On Wednesday, in accordance with British Columbia's Financial Information Act, the City of Vancouver published its annual Statement of Financial Information (SOFI) report, which shows that the City saw a significant increase in revenue from property taxes, but an equally-significant drop-off in revenue from developer Community Amenity Contributions (CACs).

The SOFI report was prepared using Canadian public sector accounting standards, was independently audited by KPMG, and includes details about the City's financials for 2022, such as the City's various revenue streams, liabilities, and debts.

In 2022, the City of Vancouver saw a total of $2.452B in revenue, compared to $2.353B in 2021. The City says that much of that revenue can be attributed the re-opening of various facilities and program after the COVID-19 pandemic, as well as increased revenue via property taxes, the Empty Homes Tax (EHT), and investment income.

Major revenue increases from 2021 to 2022 include:

  • A $73.5M increase in property taxes and utilities as part of annual rate increases;
  • A $51.8M increase in program fees as a result of the resumption of the PNE, annual fair, civic theatre event bookings, parks admissions, and community center activities;
  • A $42.5M increase in EHT rate increase;
  • A $27.2M increase in investment income due to favorable interest rate returns; and
  • A $12.5M increase in parking revenue recovery.

Total revenue from property taxes reached $1,082,144,000 in 2022, compared to $982,108,000 in 2021. Of that nearly $100M increase, approximately $73.5M was the result of the 6.35% property tax rate increase for 2022.

READ: Here's How Much 10 BC Municipalities Are Raising Property Taxes This Year

Somewhat more notable are the revenues that decreased, which include:

  • A $36.1M decrease in government transfers including reduction in CMHC Rapid Housing Initiative grant for the purchase of hotels to be converted to affordable housing; and
  • A $75M decrease in contributed assets for land and buildings from developers for childcare and affordable housing.

The total revenue the City of Vancouver received from developer CACs in 2022 was $309,948,000 compared to $384,949,000 in 2021. The $75M year-over-year decrease essentially cancels out the $73.8M increase in property tax revenue. Revenue from licensing and development fees did increase slightly, however, from $112,415,000 in 2022 to $110,806,000 in 2021.

Developer CACs, which can be straight cash considerations or tangible amenities such as public spaces or childcare facilities, are charged by the City of Vancouver, and other municipalities, for projects that require rezoning, which means that a decrease in CACs revenue does not necessarily equate to a decrease in development activity.

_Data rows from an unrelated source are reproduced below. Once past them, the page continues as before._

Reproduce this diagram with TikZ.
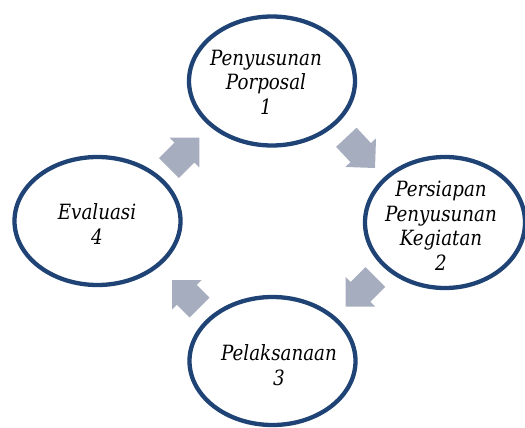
\documentclass[tikz,border=0pt]{standalone}
\usepackage{fontspec}
\usetikzlibrary{shapes.geometric}
\setmainfont{DejaVu Serif}[FakeStretch=0.87]
\definecolor{ringblue}{RGB}{31,67,117}
\definecolor{arrowgray}{RGB}{166,173,190}
\begin{document}
\begin{tikzpicture}[x=1pt,y=-1pt,
  stage/.style={ellipse, draw=ringblue, line width=4.3pt, fill=white,
    minimum width=#1, inner sep=0pt},
  stagetext/.style={align=center, font=\fontsize{21}{24.5}\selectfont\itshape, inner sep=0pt},
  blockarrow/.style={fill=arrowgray, draw=none}]
\useasboundingbox (0,0) rectangle (525,428);
\clip (0,0) rectangle (525,428);
% stages
\node[stage=166pt, minimum height=129pt] (s1) at (272,81) {};
\node[stage=160pt, minimum height=131pt] (s2) at (445,222.5) {};
\node[stage=166pt, minimum height=128pt] (s3) at (272.5,361) {};
\node[stage=166pt, minimum height=128pt] (s4) at (97.5,221) {};
% labels
\node[stagetext] (t1) at (266,82) {Penyusunan\\Porposal\\1};
\node[stagetext] (t2) at (441,226) {Persiapan\\Penyusunan\\Kegiatan\\2};
\node[stagetext] (t3) at (279,365) {Pelaksanaan\\3};
\node[stagetext] (t4) at (97,224) {Evaluasi\\4};
% block arrows (tip at origin, pointing along +x)
\path[blockarrow, shift={(199.3,137.7)}, rotate=45]
  (0,0) -- (-21,21) -- (-21,14) -- (-43,14) -- (-43,-14) -- (-21,-14) -- (-21,-21) -- cycle;
\path[blockarrow, shift={(375,168)}, rotate=-47]
  (0,0) -- (-21,21) -- (-21,14) -- (-42,14) -- (-42,-14) -- (-21,-14) -- (-21,-21) -- cycle;
\path[blockarrow, shift={(345.7,306.7)}, rotate=-135]
  (0,0) -- (-21,21) -- (-21,14) -- (-42,14) -- (-42,-14) -- (-21,-14) -- (-21,-21) -- cycle;
\path[blockarrow, shift={(172,280)}, rotate=135]
  (0,0) -- (-21,21) -- (-21,14) -- (-39,14) -- (-39,-14) -- (-21,-14) -- (-21,-21) -- cycle;
\end{tikzpicture}
\end{document}
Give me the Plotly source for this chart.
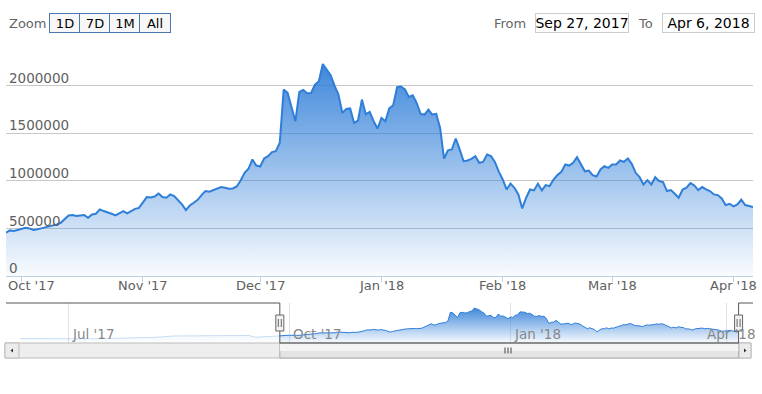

The City of Vancouver is also currently in the process of restructuring how it charges CACs, with proposed changes expected to be presented to council in April.

READ: Vancouver High-Rise Development Fees 2X Surrey, 6X Burnaby, Highest In Canada

City of Vancouver SOFI 2022 - Consolidated Financial PositionThe City's total assets and liabilities, as of December 31, 2022. (City of Vancouver)

All in all, as of December 31, 2022, the City has a total financial position of approximately $9.27B, with the bulk of that position ($8.03B) courtesy of its non-financial assets. That position is an improvement of $552.4M compared to 2021, as a result of overall asset improvement and decreased liabilities.

Late last month, after a last-minute amendment by Mayor Ken Sim, the City of Vancouver approved its budget for the coming year, which included a 10.7% property tax rate increase for 2023.